As I said, some historians do agree that FDR and Churchill were too easy on Stalin. But many more American historians (though by no means all of them) take a different position: that Truman, who succeeded FDR, was too *hard* on Stalin. They believe that Truman too easily jumped to the conclusion that there was no possibility of finding a way to live with Stalin, and through his hardline tactics created a Cold War that might have been avoided. It should be stressed that all historians agree that Stalin was brutal beyond belief — documents released since the collapse of the USSR make him look much worse than we even suspected years earlier. But some sources suggest that even though Stalin was a monster to territories under his control, that he could be bargained with in other areas.

2. The division of Europe hinged on one issue above all: the future of Germany. No one in the West liked what Stalin was doing in Eastern Europe, but Germany was the biggest concern because Germany was so powerful. For Stalin and the Soviet Union, the paramount priority was simple: prevent yet another German invasion of Soviet territory. Twice in a generation, the Russian people endured unspeakable horror at the hands of an invading German army. Understandably, Stalin wanted to prevent this from happening again. Thus his top foreign policy priority was keeping Germany weak, disarmed, and neutral.

For Americans and many Europeans, the top priority after 1945 became the reconstruction of Western Europe and the defense of Europe against a very large Red Army. Rebuilding Germany was key to both goals: without German economic might, there would be no European recovery and no European defense.

Thus the Americans (and their West European allies) had very different goals than Stalin and the Soviet Union. To my mind, the Americans never seriously explored a sensible possibility: a neutral, unified, disarmed Germany. They were wary of hard bargaining and serious diplomacy. Of course, Stalin’s brutal actions in Eastern Europe reinforced the notion that Stalin couldn’t be trusted — and with good reasoning. But I still can’t help but think that a less confrontational posture might have been able to find a neutral solution in Germany, one that would have gone a long way to easing tensions and perhaps preventing the Cold War.

3. I think an odd but important lesson comes out of Cold War history: not all dictators were Hitler. Yes, Hitler and Stalin shared much in common. Both were horrible, brutal, and unspeakably oppressive. But Hitler was a dangerous adventurer — reckless beyond reason. He was impulsive to the point of self ruin. Stalin, for all the horrors of his rule at home, was more cautious in his dealings with the West. This suggests that there were possibilities for cooperation that were not seriously explored.
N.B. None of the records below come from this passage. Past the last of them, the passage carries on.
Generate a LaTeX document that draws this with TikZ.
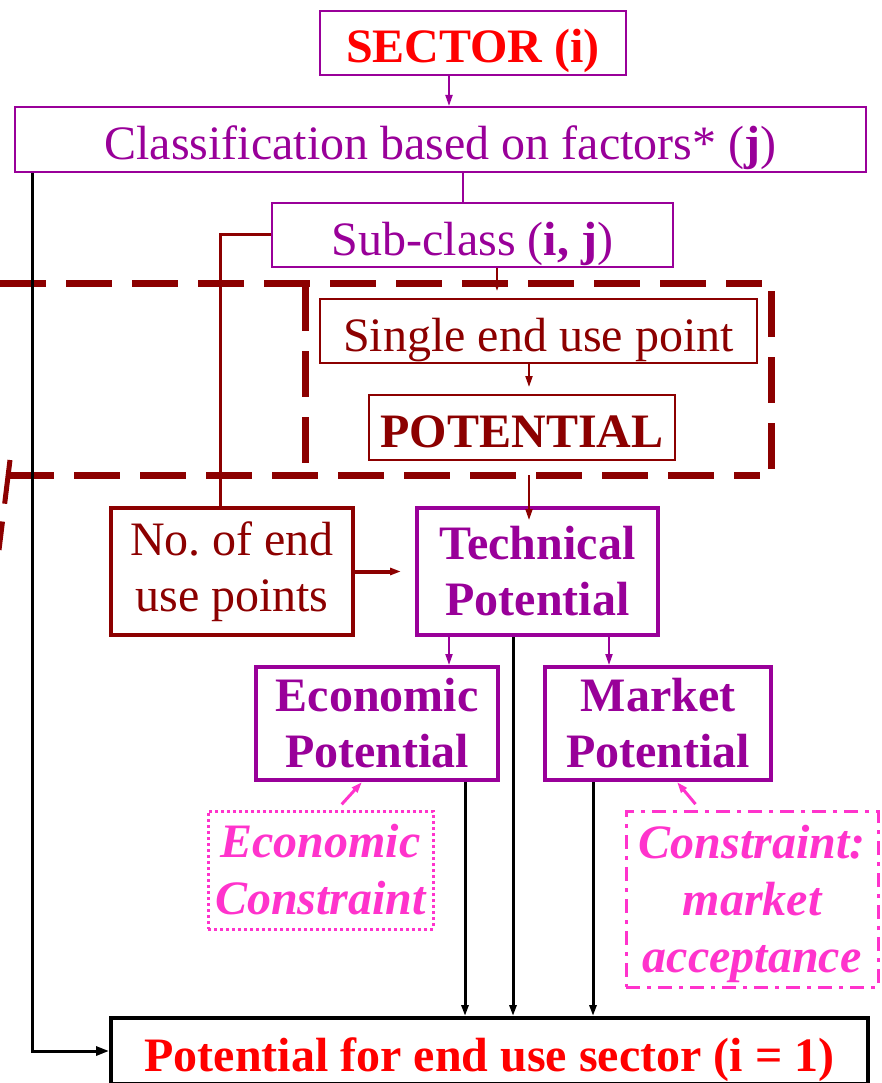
\documentclass[tikz,border=0pt]{standalone}
\usepackage{fontspec}
\setmainfont{Liberation Serif}
\usepackage{tikz}
\usetikzlibrary{arrows}
\usetikzlibrary{arrows.meta}

\definecolor{sectpurple}{RGB}{153,0,153}
\definecolor{unitred}{RGB}{140,0,0}
\definecolor{conspink}{RGB}{255,51,204}

\begin{document}
\begin{tikzpicture}[x=1pt,y=-1pt,
    font=\fontsize{48}{56}\selectfont,
    >={Triangle[length=11pt,width=7pt]},
    box/.style={draw, inner sep=0pt, align=center},
    oneline/.style={text height=48pt, text depth=8pt},
    thinbox/.style={box, oneline, sectpurple, line width=2pt, text=sectpurple},
    techbox/.style={box, sectpurple, line width=4pt, text=sectpurple, font=\fontsize{48}{56}\selectfont\bfseries},
    redbox/.style={box, unitred, text=unitred},
    consbox/.style={box, conspink, line width=3pt, text=conspink, font=\fontsize{48}{57}\selectfont\bfseries\itshape},
    plink/.style={->, sectpurple, line width=2pt},
    rlink/.style={->, unitred, line width=2pt},
    klink/.style={->, black, line width=3pt},
    klinktip/.style={->, black, line width=3pt, >={Triangle[length=13pt,width=9pt]}},
    unitdash/.style={unitred, line width=7pt, dash pattern=on 46pt off 20pt}
]
\useasboundingbox (0,0) rectangle (881,1083);

% boxes
\node[thinbox, minimum width=306pt, minimum height=64pt, text=red, font=\fontsize{48}{56}\selectfont\bfseries] (sector) at (473,43) {SECTOR (i)};
\node[thinbox, minimum width=851pt, minimum height=65pt] (classif) at (440.5,139.5) {Classification based on factors* (\textbf{j})};
\node[thinbox, minimum width=401pt, minimum height=64pt] (subclass) at (472.5,235) {Sub-class (\textbf{i, j})};
\node[redbox, oneline, line width=2pt, minimum width=437pt, minimum height=64pt] (single) at (538.5,331) {Single end use point};
\node[redbox, oneline, line width=2pt, minimum width=306pt, minimum height=65pt, font=\fontsize{48}{56}\selectfont\bfseries] (potential) at (522,427.5) {POTENTIAL};
\node[redbox, line width=4pt, minimum width=242pt, minimum height=127pt] (noend) at (232,571.5) {No.\ of end\\use points};
\node[techbox, minimum width=241pt, minimum height=127pt] (tech) at (537.5,571.5) {Technical\\Potential};
\node[techbox, minimum width=242pt, minimum height=113pt] (econ) at (377,723.5) {Economic\\Potential};
\node[techbox, minimum width=226pt, minimum height=113pt] (market) at (658,723.5) {Market\\Potential};
\node[consbox, dash pattern=on 3pt off 3pt, minimum width=225pt, minimum height=118pt] (econcons) at (320.5,870) {Economic\\Constraint};
\node[consbox, dash pattern=on 14pt off 7pt on 4pt off 7pt, minimum width=252pt, minimum height=176pt] (marketcons) at (752,899) {\rule{0pt}{44pt}Constraint:\\market\\acceptance};
\node[box, oneline, line width=4pt, minimum width=757pt, minimum height=66pt, text=red, font=\fontsize{48}{56}\selectfont\bfseries] (final) at (489.5,1051) {Potential for end use sector (i = 1)};

% dashed unit region
\draw[unitdash] (0,283) -- (762,283);
\draw[unitdash] (771,291) -- (771,471);
\draw[unitdash] (8,475) -- (760,475);
\draw[unitdash] (305,285) -- (305,465);
\draw[unitred, line width=5pt, dash pattern=on 44pt off 18pt] (10,460) -- (-1,550);
\coordinate (unitout) at (529,475);

% connectors
\draw[plink] ([xshift=-24pt]sector.south) -- ([xshift=-24pt]sector.south |- classif.north);
\draw[sectpurple, line width=2pt] ([xshift=22.5pt]classif.south) -- ([xshift=22.5pt]classif.south |- subclass.north);
\draw[unitred, line width=3pt] (subclass.west) -| ([xshift=-12pt]noend.north);
\draw[rlink, shorten >=7pt] ([xshift=24.5pt]subclass.south) -- ([xshift=24.5pt]subclass.south |- single.north);
\draw[rlink, shorten >=7pt] ([xshift=-9.5pt]single.south) -- ([xshift=-9.5pt]single.south |- potential.north);
\draw[rlink, shorten >=-14pt] (unitout) -- (unitout |- tech.north);
\draw[rlink, line width=4pt, shorten >=14pt] (noend.east) -- (tech.west);
\draw[plink] ([xshift=-88.5pt]tech.south) -- ([xshift=-88.5pt]tech.south |- econ.north);
\draw[plink] ([xshift=71.5pt]tech.south) -- ([xshift=71.5pt]tech.south |- market.north);
\draw[klink] ([xshift=-24.5pt]tech.south) -- ([xshift=-24.5pt]tech.south |- final.north);
\draw[klink] ([xshift=88pt]econ.south) -- ([xshift=88pt]econ.south |- final.north);
\draw[klink] ([xshift=-65pt]market.south) -- ([xshift=-65pt]market.south |- final.north);
\draw[klinktip] ([xshift=-408.5pt]classif.south) |- (final.west);
\draw[->, conspink, line width=3pt, shorten <=7pt] ([xshift=16.5pt]econcons.north) -- ([xshift=-15pt]econ.south);
\draw[->, conspink, line width=3pt, shorten <=7pt] ([xshift=-52pt]marketcons.north) -- ([xshift=19pt]market.south);

\end{tikzpicture}
\end{document}
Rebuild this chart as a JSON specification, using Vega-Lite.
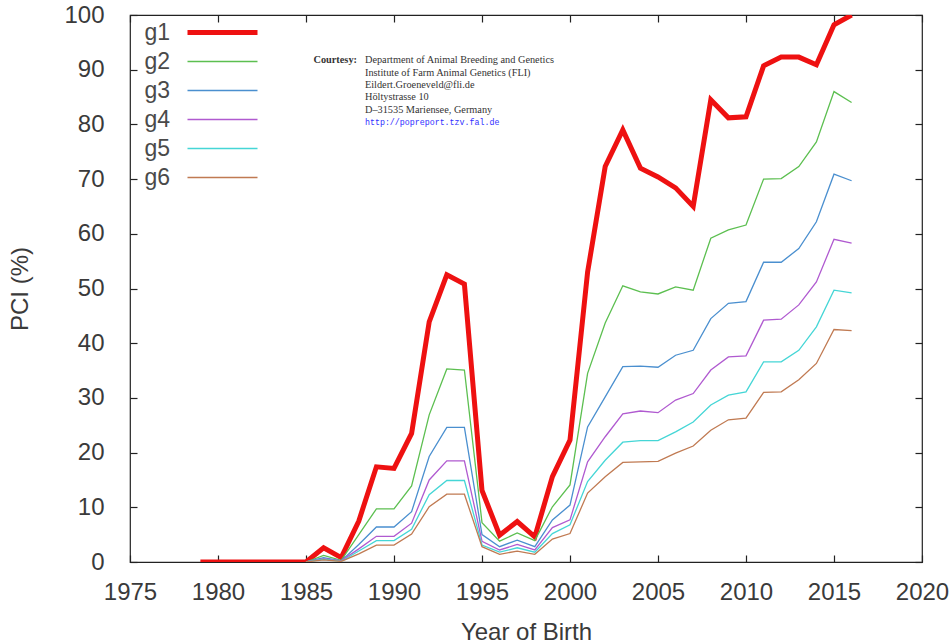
{
  "$schema": "https://vega.github.io/schema/vega-lite/v6.json",
  "width": 792,
  "height": 547,
  "autosize": {"type": "none"},
  "padding": {"left": 130, "top": 15, "right": 29, "bottom": 81},
  "background": "white",
  "config": {
    "view": {"stroke": "#222", "strokeWidth": 1.2},
    "font": "Liberation Sans",
    "axis": {"grid": false, "domain": false, "tickColor": "#222", "tickSize": -7, "tickWidth": 1.2, "labelFlush": false, "labelOverlap": false, "labelFont": "Liberation Sans", "labelFontSize": 24, "labelColor": "#3a3a3a", "titleFont": "Liberation Sans", "titleFontSize": 24, "titleColor": "#3a3a3a", "titleFontWeight": "normal"}
  },
  "datasets": {
    "pci": [
      {"year": 1979, "g1": 0, "g2": null, "g3": null, "g4": null, "g5": null, "g6": null},
      {"year": 1980, "g1": 0, "g2": null, "g3": null, "g4": null, "g5": null, "g6": null},
      {"year": 1981, "g1": 0, "g2": null, "g3": null, "g4": null, "g5": null, "g6": null},
      {"year": 1982, "g1": 0, "g2": null, "g3": null, "g4": null, "g5": null, "g6": null},
      {"year": 1983, "g1": 0, "g2": null, "g3": null, "g4": null, "g5": null, "g6": null},
      {"year": 1984, "g1": 0, "g2": null, "g3": null, "g4": null, "g5": null, "g6": null},
      {"year": 1985, "g1": 0, "g2": 0, "g3": 0, "g4": 0, "g5": 0, "g6": 0},
      {"year": 1986, "g1": 2.6, "g2": 1.2, "g3": 0.8, "g4": 0.6, "g5": 0.5, "g6": 0.4},
      {"year": 1987, "g1": 0.8, "g2": 0.3, "g3": 0.2, "g4": 0.2, "g5": 0.1, "g6": 0.1},
      {"year": 1988, "g1": 7.5, "g2": 5, "g3": 3.2, "g4": 2.4, "g5": 2, "g6": 1.5},
      {"year": 1989, "g1": 17.4, "g2": 9.7, "g3": 6.4, "g4": 4.7, "g5": 3.9, "g6": 3.1},
      {"year": 1990, "g1": 17.1, "g2": 9.7, "g3": 6.4, "g4": 4.7, "g5": 3.9, "g6": 3.1},
      {"year": 1991, "g1": 23.5, "g2": 13.9, "g3": 9.2, "g4": 7.1, "g5": 6.0, "g6": 5.1},
      {"year": 1992, "g1": 43.9, "g2": 26.9, "g3": 19.3, "g4": 15.0, "g5": 12.3, "g6": 10.1},
      {"year": 1993, "g1": 52.5, "g2": 35.3, "g3": 24.6, "g4": 18.5, "g5": 14.9, "g6": 12.4},
      {"year": 1994, "g1": 50.8, "g2": 35.1, "g3": 24.6, "g4": 18.5, "g5": 14.9, "g6": 12.4},
      {"year": 1995, "g1": 13.1, "g2": 7.2, "g3": 5.0, "g4": 3.8, "g5": 3.1, "g6": 2.8},
      {"year": 1996, "g1": 4.9, "g2": 3.8, "g3": 2.8, "g4": 2.2, "g5": 1.8, "g6": 1.4},
      {"year": 1997, "g1": 7.4, "g2": 5.3, "g3": 4.0, "g4": 3.2, "g5": 2.6, "g6": 2.0},
      {"year": 1998, "g1": 4.6, "g2": 3.9, "g3": 2.8, "g4": 2.2, "g5": 1.8, "g6": 1.4},
      {"year": 1999, "g1": 15.6, "g2": 10.1, "g3": 7.7, "g4": 6.3, "g5": 5.2, "g6": 4.2},
      {"year": 2000, "g1": 22.3, "g2": 14.1, "g3": 10.4, "g4": 7.7, "g5": 6.8, "g6": 5.2},
      {"year": 2001, "g1": 53, "g2": 34.5, "g3": 24.7, "g4": 18.3, "g5": 14.7, "g6": 12.6},
      {"year": 2002, "g1": 72.3, "g2": 43.7, "g3": 30.2, "g4": 22.9, "g5": 18.6, "g6": 15.6},
      {"year": 2003, "g1": 79, "g2": 50.5, "g3": 35.7, "g4": 27.1, "g5": 21.9, "g6": 18.2},
      {"year": 2004, "g1": 72, "g2": 49.4, "g3": 35.8, "g4": 27.6, "g5": 22.2, "g6": 18.3},
      {"year": 2005, "g1": 70.4, "g2": 49, "g3": 35.6, "g4": 27.3, "g5": 22.2, "g6": 18.4},
      {"year": 2006, "g1": 68.4, "g2": 50.3, "g3": 37.8, "g4": 29.6, "g5": 23.8, "g6": 19.9},
      {"year": 2007, "g1": 65, "g2": 49.7, "g3": 38.7, "g4": 30.8, "g5": 25.6, "g6": 21.2},
      {"year": 2008, "g1": 84.5, "g2": 59.2, "g3": 44.5, "g4": 35.1, "g5": 28.7, "g6": 24.1},
      {"year": 2009, "g1": 81.2, "g2": 60.7, "g3": 47.3, "g4": 37.5, "g5": 30.5, "g6": 26},
      {"year": 2010, "g1": 81.4, "g2": 61.6, "g3": 47.6, "g4": 37.7, "g5": 31.1, "g6": 26.3},
      {"year": 2011, "g1": 90.7, "g2": 70, "g3": 54.8, "g4": 44.2, "g5": 36.6, "g6": 31},
      {"year": 2012, "g1": 92.3, "g2": 70.1, "g3": 54.8, "g4": 44.4, "g5": 36.6, "g6": 31.1},
      {"year": 2013, "g1": 92.3, "g2": 72.3, "g3": 57.3, "g4": 47, "g5": 38.7, "g6": 33.3},
      {"year": 2014, "g1": 90.9, "g2": 76.8, "g3": 62.2, "g4": 51.2, "g5": 43, "g6": 36.3},
      {"year": 2015, "g1": 98.2, "g2": 86, "g3": 70.9, "g4": 59, "g5": 49.7, "g6": 42.5},
      {"year": 2016, "g1": 100, "g2": 84, "g3": 69.7, "g4": 58.3, "g5": 49.2, "g6": 42.3}
    ]
  },
  "resolve": {"axis": {"x": "independent", "y": "independent"}},
  "layer": [
    {
      "data": {"name": "pci"},
      "transform": [{"fold": ["g1", "g2", "g3", "g4", "g5", "g6"], "as": ["series", "pci"]}],
      "mark": {"type": "line", "strokeJoin": "miter", "clip": true},
      "encoding": {
        "x": {"field": "year", "type": "quantitative", "scale": {"domain": [1975, 2020], "nice": false, "zero": false},
              "axis": {"values": [1975, 1980, 1985, 1990, 1995, 2000, 2005, 2010, 2015, 2020], "format": "d", "title": "Year of Birth", "labelPadding": 25, "titlePadding": 16}},
        "y": {"field": "pci", "type": "quantitative", "scale": {"domain": [0, 100], "nice": false},
              "axis": {"values": [0, 10, 20, 30, 40, 50, 60, 70, 80, 90, 100], "title": "PCI (%)", "labelPadding": 33, "titlePadding": 31}},
        "color": {"field": "series", "type": "nominal",
                  "scale": {"domain": ["g1", "g2", "g3", "g4", "g5", "g6"], "range": ["#ee1111", "#5cbf50", "#4a8fcf", "#b05ad0", "#45d6d6", "#c07a52"]},
                  "legend": {"orient": "none", "legendX": 81, "legendY": 6, "title": null, "symbolType": "M-5,0H5", "symbolSize": 196, "symbolFillColor": "transparent", "labelFontSize": 23, "labelColor": "#4a4a4a", "labelFont": "Liberation Sans", "labelAlign": "right", "labelOffset": -64, "rowPadding": 5, "padding": 0}},
        "strokeWidth": {"field": "series", "type": "nominal",
                  "scale": {"type": "ordinal", "domain": ["g1", "g2", "g3", "g4", "g5", "g6"], "range": [5, 1.3, 1.3, 1.3, 1.3, 1.3]},
                  "legend": {"orient": "none", "legendX": 81, "legendY": 6, "title": null, "symbolType": "M-5,0H5", "symbolSize": 196, "symbolFillColor": "transparent", "labelFontSize": 23, "labelColor": "#4a4a4a", "labelFont": "Liberation Sans", "labelAlign": "right", "labelOffset": -64, "rowPadding": 5, "padding": 0}},
        "order": {"field": "year", "type": "quantitative"}
      }
    },
    {
      "data": {"name": "pci"},
      "mark": {"type": "line", "opacity": 0},
      "encoding": {
        "x": {"field": "year", "type": "quantitative", "axis": {"orient": "top", "values": [1975, 1980, 1985, 1990, 1995, 2000, 2005, 2010, 2015, 2020], "labels": false, "title": null}},
        "y": {"field": "g1", "type": "quantitative", "axis": {"orient": "right", "values": [0, 10, 20, 30, 40, 50, 60, 70, 80, 90, 100], "labels": false, "title": null}}
      }
    },
    {
      "data": {"values": [{"label": "Courtesy:"}]},
      "mark": {"type": "text", "align": "right", "baseline": "top", "font": "Liberation Serif", "fontSize": 10.3, "fontWeight": "bold", "color": "#333", "dx": -8},
      "encoding": {
        "x": {"datum": 1988.35, "type": "quantitative", "axis": null},
        "y": {"datum": 92.6, "type": "quantitative", "axis": null},
        "text": {"field": "label"}
      }
    },
    {
      "data": {"values": [{"label": ["Department of Animal Breeding and Genetics", "Institute of Farm Animal Genetics (FLI)", "Eildert.Groeneveld@fli.de", "Höltystrasse 10", "D–31535 Mariensee, Germany"]}]},
      "mark": {"type": "text", "align": "left", "baseline": "top", "font": "Liberation Serif", "fontSize": 10.3, "lineHeight": 12.3, "color": "#333"},
      "encoding": {
        "x": {"datum": 1988.35, "type": "quantitative", "axis": null},
        "y": {"datum": 92.6, "type": "quantitative", "axis": null},
        "text": {"field": "label"}
      }
    },
    {
      "data": {"values": [{"label": "http://popreport.tzv.fal.de"}]},
      "mark": {"type": "text", "align": "left", "baseline": "top", "font": "Liberation Mono", "fontSize": 8.3, "color": "#3030ff"},
      "encoding": {
        "x": {"datum": 1988.35, "type": "quantitative", "axis": null},
        "y": {"datum": 81.2, "type": "quantitative", "axis": null},
        "text": {"field": "label"}
      }
    }
  ]
}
In the 1940s, Americans assumed Stalin was an evil puppet master, the brilliant mastermind behind all unrest everywhere in the world. We now know that wasn’t so. Stalin didn’t like things he couldn’t control. He didn’t want war with the West. His diplomacy was clumsy and confrontational, but he didn’t want a Cold War. Thus it is possible we  could have achieved more through negotiations than we assumed at the time. Yes, there were some things no Soviet leader would countenance — Western influence in Eastern Europe, which many a Russian leader viewed as their sphere of influence (much like many Americans leaders viewed Latin America, by the way). But there were other areas where the West might have been more successful and more adventurous in their diplomacy, but they devalued diplomacy itself because they believed that one could never do business with any dictator; they equated all dictators with Hitler.

Ian Kershaw, Professor at the University of Sheffield, Author of the two volume biography of Adolf Hitler – Hitler: 1889–1936 Hubris, Hitler: 1936–1945 Nemesis

1., 2. I think the answer to the first two questions is basically the same. The  western Allies were, towards the end of the war, in a weak position regarding Stalin’s hold over eastern Europe. The Red Army had undertaken the lion’s share of the land fighting, and battled its way back westwards towards Germany, then finally into the Reich. There was nothing militarily that the west could do to remove the Soviet Union from the territory which it had taken. A division into ‘spheres of interest’ was therefore the obvious and only way out. Equally obvious was that the wartime coalition between the western powers and the Soviet Union would break up as soon as the common enemy, Hitler, was defeated.  But to prevent a ‘hot’, not ‘cold’, war developing between the former war partners, lines had to be drawn up that were realistic and defensible. That again meant doing nothing to encroach on territory that the Soviet Union could see as falling within its sphere and as important for its own defences, while holding on to the territory occupied in the  west and agreed in the Three-Power conferences.

3. I can’t see any practical lessons to be gained from these events in the Second World War for our present world diplomacy, since conditions are so drastically changed from those times.

Ellen Schrecker, Professor of History, Yeshiva University

1.I don’t think that either Roosevelt or Churchill were being “soft” on Stalin. The Soviet army was in control of Eastern Europe and they had no choice. True, they were no doubt trying to maintain good relations with the Soviets, but i don’t think they were giving up anything, since they had nothing to give.

2. Neither side trusted the other. Perhaps if they had not been so suspicious of each other’s motives, the division of Europe might not have occurred. But the situation in the late 1940s was such that a kind of vicious spiral occurred. both the West and the Soviets were at fault here.

3. I’m not sure the internal regimes of the two sides made much of a difference. As we have seen recently with regard to guantanamo, etc., democratic governments can behave in very non-democratic ways. national security issues tend to be handled by governments without much regard for democratic processes.